Ordered that the order is affirmed, with costs.
The Supreme Court properly denied the defendants’ motion for summary judgment dismissing the complaint, since the defendants failed to establish as a matter of law that the plaintiff’s action against them was barred by her receipt of workers’ compensation benefits from her employer. In this regard, the defendants came forward with no evidence to suggest the existence of either a joint venture or an alter-ego relationship between them and the plaintiffs employer (see e.g. Vita v New York Waste Servs., LLC, 34 AD3d 559 [2006]; Longshore v Davis Sys. of Capital Dist., 304 AD2d 964 [2003]; Mertz v Seibel Realty, 265 AD2d 925 [1999]; Rosenburg v Angiuli Buick, 220 AD2d 654 [1995]; Kaplan v Bayley Seton Hosp., 201 AD2d 461 [1994]).

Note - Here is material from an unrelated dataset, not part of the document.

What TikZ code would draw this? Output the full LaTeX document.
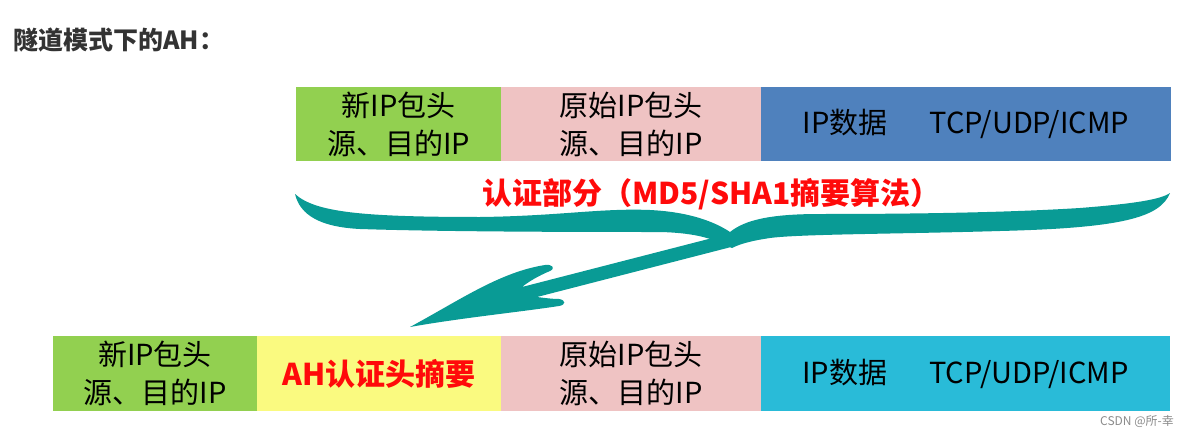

Furthermore, the contention of the defendant Herlew, LLC (hereinafter the LLC) that it is a coemployee of the plaintiff and therefore entitled to the workers’ compensation defense (see Workers’ Compensation Law § 29 [6]) is without merit. The LLC, which owns the property where the plaintiff was injured, is not an officer of the corporation which employed the plaintiff; hence, it is not a fellow employee of the plaintiff (see O’Connor v Spencer [1997] Inv. Ltd. Partnership, 2 AD3d 513 [2003]; Virga v Medi-Tech Intl. Corp., 296 AD2d 546 [2002]; Richardson v Benoit’s Elec., 254 AD2d 798 [1998]; Casas v 559 Warren St. Realty Corp., 211 AD2d 742 [1995]).
The defendants’ remaining arguments are either improperly raised for the first time on appeal, or without merit. Prudenti, P.J., Spolzino, Fisher and Dillon, JJ., concur.